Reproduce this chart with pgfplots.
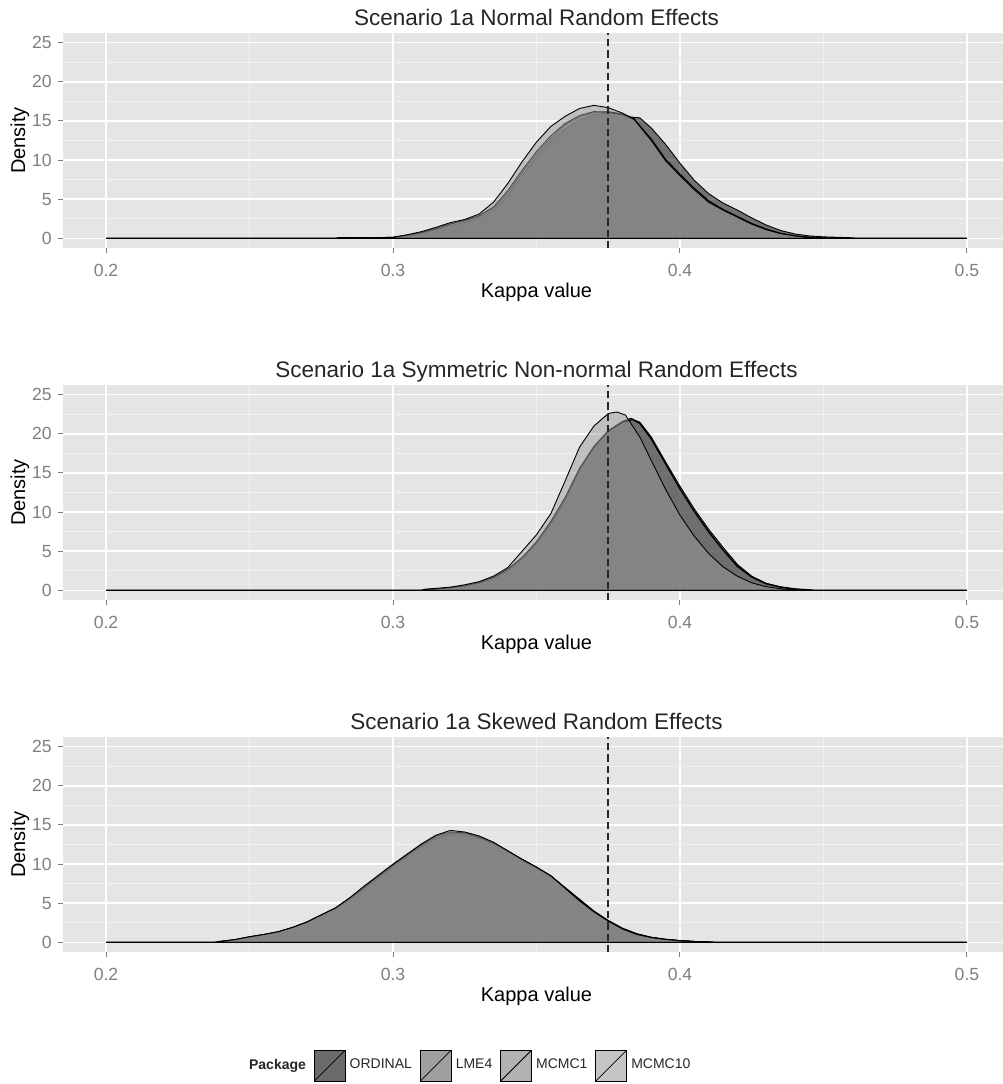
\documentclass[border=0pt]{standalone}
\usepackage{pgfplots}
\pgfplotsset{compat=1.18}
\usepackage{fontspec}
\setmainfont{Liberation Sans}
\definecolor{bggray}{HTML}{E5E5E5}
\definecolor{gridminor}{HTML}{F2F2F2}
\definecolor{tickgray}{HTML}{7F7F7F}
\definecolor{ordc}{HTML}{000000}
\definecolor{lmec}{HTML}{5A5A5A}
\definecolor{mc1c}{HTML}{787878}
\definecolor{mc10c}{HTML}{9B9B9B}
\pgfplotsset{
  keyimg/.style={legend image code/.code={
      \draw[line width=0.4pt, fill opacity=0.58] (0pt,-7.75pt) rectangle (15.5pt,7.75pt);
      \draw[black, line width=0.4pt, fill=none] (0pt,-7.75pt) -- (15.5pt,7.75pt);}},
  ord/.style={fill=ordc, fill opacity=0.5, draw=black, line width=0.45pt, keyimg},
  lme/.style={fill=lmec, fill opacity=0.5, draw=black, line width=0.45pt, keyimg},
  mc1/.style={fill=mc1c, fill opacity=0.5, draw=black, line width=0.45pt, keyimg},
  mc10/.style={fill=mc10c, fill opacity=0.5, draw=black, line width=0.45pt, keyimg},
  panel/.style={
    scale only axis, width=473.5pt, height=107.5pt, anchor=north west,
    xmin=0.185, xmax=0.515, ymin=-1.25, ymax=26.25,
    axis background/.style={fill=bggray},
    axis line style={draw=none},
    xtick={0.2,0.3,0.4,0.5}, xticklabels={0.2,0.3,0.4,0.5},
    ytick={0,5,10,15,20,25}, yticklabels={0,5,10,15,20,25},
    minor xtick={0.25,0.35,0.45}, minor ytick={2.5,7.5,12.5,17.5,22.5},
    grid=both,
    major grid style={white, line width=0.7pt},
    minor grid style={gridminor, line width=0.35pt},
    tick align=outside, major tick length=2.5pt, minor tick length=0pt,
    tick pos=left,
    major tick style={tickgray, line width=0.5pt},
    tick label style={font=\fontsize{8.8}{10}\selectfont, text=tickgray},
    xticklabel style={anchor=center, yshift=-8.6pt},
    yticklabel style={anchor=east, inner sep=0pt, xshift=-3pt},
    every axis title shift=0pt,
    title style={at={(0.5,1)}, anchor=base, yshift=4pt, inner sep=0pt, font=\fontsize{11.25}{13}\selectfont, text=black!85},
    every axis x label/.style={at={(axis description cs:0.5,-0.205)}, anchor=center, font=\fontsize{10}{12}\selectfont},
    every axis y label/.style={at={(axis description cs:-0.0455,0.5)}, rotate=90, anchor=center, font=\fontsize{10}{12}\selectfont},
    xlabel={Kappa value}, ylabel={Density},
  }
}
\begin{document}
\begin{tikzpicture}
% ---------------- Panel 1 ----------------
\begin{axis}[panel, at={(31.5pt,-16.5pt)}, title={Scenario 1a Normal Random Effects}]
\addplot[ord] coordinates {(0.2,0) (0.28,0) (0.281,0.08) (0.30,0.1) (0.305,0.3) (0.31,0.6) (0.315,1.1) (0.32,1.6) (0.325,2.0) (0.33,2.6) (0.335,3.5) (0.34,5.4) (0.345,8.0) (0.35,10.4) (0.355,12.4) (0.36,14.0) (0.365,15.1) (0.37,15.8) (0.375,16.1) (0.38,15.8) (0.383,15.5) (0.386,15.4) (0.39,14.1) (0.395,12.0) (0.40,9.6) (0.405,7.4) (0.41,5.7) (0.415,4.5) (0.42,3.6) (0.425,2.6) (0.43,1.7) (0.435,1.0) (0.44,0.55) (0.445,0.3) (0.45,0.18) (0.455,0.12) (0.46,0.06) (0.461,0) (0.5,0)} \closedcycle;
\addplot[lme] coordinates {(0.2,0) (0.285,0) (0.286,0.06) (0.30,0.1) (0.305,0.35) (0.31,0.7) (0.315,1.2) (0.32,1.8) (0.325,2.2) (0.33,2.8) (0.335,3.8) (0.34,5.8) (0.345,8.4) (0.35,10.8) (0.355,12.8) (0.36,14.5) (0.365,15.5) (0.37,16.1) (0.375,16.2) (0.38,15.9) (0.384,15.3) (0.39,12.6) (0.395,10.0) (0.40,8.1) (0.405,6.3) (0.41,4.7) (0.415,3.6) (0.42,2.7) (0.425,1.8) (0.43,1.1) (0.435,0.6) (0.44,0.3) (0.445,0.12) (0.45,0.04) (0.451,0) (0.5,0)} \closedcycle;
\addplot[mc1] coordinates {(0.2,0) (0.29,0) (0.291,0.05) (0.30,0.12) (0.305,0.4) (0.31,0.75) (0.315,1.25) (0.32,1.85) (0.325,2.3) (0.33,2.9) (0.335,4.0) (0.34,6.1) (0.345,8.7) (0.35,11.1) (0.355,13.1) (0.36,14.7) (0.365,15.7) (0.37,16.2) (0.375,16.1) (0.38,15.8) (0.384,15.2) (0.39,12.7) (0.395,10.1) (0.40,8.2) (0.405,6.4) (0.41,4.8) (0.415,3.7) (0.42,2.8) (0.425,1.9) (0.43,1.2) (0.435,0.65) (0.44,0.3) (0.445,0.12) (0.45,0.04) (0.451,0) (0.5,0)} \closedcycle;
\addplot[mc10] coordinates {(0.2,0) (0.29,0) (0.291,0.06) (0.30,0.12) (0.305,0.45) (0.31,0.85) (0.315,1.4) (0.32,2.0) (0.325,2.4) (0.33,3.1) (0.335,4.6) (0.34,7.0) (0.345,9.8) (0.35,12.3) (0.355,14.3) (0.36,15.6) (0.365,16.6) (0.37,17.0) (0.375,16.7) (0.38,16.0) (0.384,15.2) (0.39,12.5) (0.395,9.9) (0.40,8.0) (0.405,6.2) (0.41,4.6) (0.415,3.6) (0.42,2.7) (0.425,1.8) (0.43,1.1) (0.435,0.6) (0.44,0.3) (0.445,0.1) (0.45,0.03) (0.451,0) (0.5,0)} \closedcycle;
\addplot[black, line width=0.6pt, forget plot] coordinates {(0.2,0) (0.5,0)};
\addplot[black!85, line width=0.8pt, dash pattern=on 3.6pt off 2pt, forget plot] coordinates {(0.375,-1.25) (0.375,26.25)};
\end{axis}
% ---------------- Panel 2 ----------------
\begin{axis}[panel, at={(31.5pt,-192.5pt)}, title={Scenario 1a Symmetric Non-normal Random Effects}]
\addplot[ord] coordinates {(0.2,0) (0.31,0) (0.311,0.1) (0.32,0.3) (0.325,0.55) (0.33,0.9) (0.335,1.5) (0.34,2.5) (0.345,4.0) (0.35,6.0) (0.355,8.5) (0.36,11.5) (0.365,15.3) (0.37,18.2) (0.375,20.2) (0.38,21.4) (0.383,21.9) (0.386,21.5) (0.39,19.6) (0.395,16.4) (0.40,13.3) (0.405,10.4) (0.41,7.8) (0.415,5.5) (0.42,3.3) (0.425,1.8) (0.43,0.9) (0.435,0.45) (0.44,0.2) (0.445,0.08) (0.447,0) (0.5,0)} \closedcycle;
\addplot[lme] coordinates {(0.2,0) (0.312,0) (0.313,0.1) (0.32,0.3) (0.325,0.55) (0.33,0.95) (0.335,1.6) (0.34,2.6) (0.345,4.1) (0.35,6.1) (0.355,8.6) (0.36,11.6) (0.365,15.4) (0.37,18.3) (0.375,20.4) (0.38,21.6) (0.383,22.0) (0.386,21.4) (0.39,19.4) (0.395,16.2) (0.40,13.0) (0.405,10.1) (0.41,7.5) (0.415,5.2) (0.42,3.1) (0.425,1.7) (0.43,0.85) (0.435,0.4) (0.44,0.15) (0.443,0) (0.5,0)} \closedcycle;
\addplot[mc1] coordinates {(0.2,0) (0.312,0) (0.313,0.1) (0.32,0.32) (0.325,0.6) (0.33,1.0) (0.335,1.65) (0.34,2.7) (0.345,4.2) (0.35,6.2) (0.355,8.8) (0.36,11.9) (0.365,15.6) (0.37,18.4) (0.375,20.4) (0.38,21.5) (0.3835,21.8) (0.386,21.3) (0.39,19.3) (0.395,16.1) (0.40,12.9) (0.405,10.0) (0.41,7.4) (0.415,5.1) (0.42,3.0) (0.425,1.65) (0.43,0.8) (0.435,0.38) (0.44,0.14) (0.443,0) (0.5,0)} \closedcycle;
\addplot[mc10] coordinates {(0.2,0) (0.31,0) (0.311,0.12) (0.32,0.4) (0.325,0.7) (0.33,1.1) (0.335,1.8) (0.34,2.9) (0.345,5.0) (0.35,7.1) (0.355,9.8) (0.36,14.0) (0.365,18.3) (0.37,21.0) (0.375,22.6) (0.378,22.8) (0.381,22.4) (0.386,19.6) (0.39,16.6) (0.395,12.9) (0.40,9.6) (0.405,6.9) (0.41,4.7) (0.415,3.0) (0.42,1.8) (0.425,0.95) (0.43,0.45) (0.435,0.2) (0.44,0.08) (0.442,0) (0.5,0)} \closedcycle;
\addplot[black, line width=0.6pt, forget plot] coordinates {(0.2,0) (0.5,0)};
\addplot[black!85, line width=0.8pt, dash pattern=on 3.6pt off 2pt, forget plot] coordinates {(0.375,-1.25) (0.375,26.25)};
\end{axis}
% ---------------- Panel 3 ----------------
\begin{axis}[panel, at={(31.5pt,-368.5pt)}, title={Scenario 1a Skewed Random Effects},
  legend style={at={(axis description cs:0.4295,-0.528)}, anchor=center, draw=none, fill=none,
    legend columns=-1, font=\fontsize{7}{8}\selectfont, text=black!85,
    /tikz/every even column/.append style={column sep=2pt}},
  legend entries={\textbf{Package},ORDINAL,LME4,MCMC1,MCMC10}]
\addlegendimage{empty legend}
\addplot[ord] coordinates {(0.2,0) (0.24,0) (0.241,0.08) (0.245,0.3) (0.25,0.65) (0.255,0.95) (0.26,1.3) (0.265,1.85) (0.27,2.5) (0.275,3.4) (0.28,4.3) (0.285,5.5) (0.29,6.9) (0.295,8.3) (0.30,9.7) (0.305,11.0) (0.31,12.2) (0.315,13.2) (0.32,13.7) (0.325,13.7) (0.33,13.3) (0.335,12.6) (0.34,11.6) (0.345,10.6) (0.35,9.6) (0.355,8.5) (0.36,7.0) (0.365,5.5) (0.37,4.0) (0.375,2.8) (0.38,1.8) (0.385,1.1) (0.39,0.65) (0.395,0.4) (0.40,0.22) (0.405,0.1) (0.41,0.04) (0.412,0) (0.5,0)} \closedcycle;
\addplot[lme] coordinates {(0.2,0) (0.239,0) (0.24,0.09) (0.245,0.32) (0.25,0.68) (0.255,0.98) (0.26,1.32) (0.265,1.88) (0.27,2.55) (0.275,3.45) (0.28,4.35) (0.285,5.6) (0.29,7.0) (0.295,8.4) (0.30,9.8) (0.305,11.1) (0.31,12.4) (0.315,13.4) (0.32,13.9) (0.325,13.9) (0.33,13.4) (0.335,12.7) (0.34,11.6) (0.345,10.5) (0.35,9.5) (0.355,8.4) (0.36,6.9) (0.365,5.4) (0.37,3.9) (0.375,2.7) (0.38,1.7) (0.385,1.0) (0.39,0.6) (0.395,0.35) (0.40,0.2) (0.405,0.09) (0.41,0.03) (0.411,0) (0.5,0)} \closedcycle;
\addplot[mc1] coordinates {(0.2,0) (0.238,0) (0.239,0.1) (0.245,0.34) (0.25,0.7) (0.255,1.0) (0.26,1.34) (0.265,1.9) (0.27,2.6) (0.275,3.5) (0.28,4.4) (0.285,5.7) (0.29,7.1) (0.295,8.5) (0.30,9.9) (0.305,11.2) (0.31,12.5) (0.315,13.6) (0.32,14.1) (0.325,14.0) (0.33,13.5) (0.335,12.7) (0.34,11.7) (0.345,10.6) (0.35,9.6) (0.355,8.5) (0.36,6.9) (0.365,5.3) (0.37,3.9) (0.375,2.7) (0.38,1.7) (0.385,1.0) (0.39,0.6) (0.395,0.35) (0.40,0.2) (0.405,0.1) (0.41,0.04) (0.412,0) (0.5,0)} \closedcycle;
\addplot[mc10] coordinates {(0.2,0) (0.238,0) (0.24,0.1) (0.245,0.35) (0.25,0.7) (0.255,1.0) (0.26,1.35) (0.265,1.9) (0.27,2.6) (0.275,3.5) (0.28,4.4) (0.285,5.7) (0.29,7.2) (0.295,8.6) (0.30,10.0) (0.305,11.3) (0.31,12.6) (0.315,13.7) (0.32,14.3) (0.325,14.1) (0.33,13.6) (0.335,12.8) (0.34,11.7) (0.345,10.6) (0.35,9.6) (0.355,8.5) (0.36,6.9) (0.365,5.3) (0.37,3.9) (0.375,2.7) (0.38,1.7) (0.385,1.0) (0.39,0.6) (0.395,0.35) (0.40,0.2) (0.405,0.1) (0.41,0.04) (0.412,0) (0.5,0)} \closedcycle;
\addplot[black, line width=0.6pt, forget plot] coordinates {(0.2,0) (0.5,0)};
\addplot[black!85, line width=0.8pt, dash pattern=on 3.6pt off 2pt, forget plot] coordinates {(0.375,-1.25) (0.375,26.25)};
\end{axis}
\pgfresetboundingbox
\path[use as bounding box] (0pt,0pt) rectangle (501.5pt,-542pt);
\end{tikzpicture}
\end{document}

...

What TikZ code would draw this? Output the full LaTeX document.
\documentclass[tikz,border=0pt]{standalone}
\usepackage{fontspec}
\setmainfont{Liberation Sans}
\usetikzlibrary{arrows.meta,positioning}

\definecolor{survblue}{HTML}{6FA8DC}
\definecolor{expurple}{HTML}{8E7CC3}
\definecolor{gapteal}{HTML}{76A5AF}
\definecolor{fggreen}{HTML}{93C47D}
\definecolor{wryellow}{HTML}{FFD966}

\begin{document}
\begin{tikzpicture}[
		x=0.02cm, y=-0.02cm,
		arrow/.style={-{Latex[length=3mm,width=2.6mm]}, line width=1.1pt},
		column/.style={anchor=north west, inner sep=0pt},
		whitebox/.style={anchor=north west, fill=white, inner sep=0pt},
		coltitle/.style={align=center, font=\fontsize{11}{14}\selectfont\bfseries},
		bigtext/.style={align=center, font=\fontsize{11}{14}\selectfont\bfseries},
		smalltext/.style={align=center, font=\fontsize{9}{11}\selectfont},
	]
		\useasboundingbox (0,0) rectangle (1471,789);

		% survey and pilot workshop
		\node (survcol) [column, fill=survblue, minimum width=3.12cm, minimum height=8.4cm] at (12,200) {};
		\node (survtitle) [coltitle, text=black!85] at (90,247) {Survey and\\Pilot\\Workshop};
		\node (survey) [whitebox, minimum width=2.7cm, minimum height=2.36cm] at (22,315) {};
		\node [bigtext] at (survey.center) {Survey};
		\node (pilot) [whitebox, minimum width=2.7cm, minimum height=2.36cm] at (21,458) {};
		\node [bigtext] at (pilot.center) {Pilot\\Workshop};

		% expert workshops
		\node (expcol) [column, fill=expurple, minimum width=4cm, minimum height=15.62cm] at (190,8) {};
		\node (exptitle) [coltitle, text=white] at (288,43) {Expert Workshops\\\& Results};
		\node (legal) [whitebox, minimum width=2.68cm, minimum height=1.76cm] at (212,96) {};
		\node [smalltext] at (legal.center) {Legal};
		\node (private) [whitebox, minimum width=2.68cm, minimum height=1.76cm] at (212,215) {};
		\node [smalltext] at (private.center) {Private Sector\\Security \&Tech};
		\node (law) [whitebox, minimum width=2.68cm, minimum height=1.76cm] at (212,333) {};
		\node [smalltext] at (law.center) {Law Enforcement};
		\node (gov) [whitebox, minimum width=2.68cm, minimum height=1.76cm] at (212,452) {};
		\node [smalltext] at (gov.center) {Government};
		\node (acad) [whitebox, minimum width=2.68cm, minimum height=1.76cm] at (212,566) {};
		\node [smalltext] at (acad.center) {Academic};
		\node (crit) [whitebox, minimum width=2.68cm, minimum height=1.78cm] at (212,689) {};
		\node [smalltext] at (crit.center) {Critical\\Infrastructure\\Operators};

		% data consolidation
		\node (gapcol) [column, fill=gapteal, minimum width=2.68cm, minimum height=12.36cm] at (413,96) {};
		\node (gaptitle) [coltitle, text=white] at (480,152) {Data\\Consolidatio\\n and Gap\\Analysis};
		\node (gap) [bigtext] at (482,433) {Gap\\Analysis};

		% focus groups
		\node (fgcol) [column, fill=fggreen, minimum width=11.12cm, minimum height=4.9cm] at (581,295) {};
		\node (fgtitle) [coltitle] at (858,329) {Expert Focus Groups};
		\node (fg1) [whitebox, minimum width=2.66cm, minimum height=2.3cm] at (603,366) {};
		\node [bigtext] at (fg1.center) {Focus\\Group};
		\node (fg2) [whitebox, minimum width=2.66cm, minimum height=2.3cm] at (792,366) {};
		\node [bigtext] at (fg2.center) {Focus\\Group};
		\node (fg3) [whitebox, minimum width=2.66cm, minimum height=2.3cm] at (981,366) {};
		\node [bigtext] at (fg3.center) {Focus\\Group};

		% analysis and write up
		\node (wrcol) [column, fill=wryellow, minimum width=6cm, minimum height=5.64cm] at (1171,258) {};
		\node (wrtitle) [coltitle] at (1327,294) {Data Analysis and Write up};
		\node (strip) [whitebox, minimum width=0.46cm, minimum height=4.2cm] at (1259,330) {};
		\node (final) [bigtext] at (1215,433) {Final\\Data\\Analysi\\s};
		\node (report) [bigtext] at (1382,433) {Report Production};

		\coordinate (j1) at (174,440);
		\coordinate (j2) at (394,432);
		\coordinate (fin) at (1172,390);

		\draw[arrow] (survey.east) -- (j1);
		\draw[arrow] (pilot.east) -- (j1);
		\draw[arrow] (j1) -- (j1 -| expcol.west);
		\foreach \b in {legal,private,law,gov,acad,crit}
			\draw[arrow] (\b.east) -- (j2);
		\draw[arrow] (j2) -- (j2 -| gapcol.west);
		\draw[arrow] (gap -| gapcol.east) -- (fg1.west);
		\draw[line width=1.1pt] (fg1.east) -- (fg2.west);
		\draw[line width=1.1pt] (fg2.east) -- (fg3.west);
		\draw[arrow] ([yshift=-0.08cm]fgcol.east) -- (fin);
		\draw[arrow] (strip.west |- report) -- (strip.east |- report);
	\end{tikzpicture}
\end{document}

==

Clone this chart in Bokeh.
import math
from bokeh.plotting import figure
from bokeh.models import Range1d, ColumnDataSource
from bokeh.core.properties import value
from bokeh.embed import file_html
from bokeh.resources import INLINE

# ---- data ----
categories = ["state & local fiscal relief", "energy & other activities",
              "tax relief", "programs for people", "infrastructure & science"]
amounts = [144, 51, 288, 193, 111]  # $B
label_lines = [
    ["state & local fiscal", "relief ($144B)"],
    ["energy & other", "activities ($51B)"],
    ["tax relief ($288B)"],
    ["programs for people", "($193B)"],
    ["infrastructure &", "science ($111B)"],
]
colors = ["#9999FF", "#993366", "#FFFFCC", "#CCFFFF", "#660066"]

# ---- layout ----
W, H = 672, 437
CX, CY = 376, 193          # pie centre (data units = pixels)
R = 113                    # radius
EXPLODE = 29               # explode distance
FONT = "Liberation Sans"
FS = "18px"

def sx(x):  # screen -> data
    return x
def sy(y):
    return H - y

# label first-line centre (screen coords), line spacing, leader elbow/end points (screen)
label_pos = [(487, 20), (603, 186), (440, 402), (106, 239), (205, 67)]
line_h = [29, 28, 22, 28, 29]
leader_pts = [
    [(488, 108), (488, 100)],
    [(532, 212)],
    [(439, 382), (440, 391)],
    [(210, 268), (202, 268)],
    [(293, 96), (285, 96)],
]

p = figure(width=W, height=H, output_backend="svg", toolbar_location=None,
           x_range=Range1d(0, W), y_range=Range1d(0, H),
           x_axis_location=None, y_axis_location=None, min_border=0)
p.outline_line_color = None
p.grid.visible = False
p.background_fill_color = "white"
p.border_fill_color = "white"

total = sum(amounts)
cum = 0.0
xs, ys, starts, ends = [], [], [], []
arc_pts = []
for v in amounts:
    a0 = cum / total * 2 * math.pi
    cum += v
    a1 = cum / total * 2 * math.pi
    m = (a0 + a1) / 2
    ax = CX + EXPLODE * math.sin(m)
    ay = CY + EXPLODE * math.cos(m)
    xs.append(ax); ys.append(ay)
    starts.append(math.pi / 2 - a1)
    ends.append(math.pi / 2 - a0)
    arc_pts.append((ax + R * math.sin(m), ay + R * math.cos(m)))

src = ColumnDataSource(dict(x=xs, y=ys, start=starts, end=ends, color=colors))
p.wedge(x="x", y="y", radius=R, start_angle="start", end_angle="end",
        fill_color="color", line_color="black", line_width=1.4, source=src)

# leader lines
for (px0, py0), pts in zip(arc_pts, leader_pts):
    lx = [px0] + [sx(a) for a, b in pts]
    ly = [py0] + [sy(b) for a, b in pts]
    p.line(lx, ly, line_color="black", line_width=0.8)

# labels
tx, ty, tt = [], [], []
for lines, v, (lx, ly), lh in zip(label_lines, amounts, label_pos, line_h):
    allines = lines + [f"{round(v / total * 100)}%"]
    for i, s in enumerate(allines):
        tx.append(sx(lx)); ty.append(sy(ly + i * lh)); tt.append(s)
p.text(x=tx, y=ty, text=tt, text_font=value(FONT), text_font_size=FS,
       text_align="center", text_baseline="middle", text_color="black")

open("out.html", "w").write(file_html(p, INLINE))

WHAT IS EXPECTED:
Only lines that contain the word "this" are wanted; copy each of them.

RESULT:
Reproduce this chart with pgfplots.
What TikZ code would draw this? Output the full LaTeX document.
Clone this chart in Bokeh.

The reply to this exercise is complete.